Tally the lines that include the word "matplotlib" and reply with nothing but the total.

* **Given data**
⟨

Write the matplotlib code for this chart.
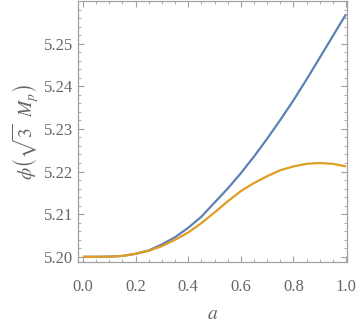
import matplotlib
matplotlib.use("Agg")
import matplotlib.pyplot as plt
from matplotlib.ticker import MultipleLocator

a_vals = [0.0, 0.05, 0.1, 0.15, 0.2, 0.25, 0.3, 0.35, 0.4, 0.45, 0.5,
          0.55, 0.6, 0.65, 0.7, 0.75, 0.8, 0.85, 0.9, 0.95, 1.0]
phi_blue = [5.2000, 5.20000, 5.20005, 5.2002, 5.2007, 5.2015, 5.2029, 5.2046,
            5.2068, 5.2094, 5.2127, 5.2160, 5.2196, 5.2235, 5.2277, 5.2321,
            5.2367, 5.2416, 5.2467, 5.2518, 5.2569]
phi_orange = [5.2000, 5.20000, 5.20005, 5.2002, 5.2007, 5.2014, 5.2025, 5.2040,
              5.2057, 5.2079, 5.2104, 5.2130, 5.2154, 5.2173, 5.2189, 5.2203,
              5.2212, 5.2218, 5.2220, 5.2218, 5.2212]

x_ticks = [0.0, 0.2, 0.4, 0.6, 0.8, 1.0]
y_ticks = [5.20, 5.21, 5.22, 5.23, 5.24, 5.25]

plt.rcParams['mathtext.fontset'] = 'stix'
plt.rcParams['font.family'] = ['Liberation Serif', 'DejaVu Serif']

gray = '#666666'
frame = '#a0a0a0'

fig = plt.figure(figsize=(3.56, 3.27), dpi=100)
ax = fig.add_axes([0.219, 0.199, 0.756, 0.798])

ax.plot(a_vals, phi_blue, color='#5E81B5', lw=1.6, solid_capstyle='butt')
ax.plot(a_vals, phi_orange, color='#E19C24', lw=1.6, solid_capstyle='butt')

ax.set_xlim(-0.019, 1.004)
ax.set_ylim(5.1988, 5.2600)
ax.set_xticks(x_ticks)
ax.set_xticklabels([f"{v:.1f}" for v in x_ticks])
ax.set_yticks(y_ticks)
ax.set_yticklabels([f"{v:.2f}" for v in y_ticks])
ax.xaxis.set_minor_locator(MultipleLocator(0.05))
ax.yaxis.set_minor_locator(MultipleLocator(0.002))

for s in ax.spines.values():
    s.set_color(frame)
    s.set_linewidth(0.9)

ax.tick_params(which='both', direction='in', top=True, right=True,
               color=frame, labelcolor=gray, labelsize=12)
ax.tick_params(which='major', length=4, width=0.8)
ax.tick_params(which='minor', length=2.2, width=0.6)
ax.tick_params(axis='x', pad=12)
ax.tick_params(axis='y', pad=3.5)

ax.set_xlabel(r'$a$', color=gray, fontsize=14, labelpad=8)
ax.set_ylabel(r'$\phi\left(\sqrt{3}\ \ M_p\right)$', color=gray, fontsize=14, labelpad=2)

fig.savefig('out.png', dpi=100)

⟩

* **Correct response**
5